Created in response to Wireless Hill in Western Australia, a site historically used for colonial communication infrastructure, the work sits within a landscape shaped by signal, silence, and control. It asks what kinds of messages were amplified and what kinds were ignored.
The installation comprises a group of pink metal silhouettes of little girls that evoke the aesthetic of 18th-century European fairytales. Their surfaces are embossed with wallpaper patterns drawn from aristocratic households of the same period, subtly linking colonial domestic ideals to the mechanisms of exclusion and containment. These girls are not simply decorative; they are choreographed into stillness. Held in place. Sweetly complicit.

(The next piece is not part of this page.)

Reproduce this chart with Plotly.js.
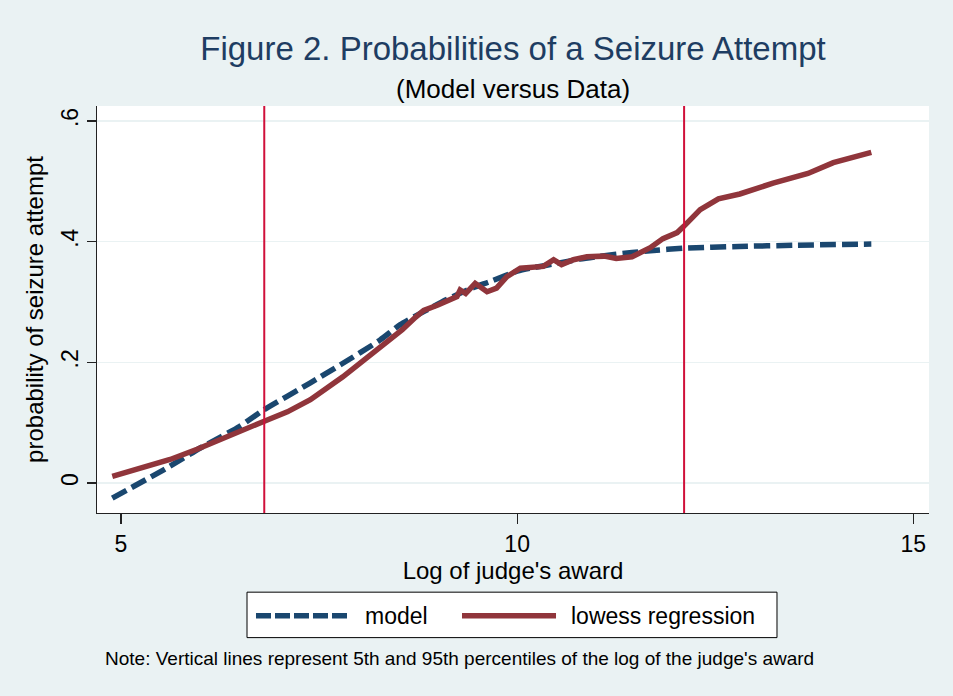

By echoing the gendered rituals of gossip and social correction, the work draws a line between the whispered violence of the parlour and the structural violence of the colony. This is not gossip as idle chatter, but as settler protocol. Sweetness becomes surveillance. Ornament becomes erasure.
Like the careless flick of a cigarette in the heat of summer, rumour spreads fast. What begins in ignorance can ignite with devastating force.
This work asks: What burns when we don’t listen? What truths are buried beneath the ornamental?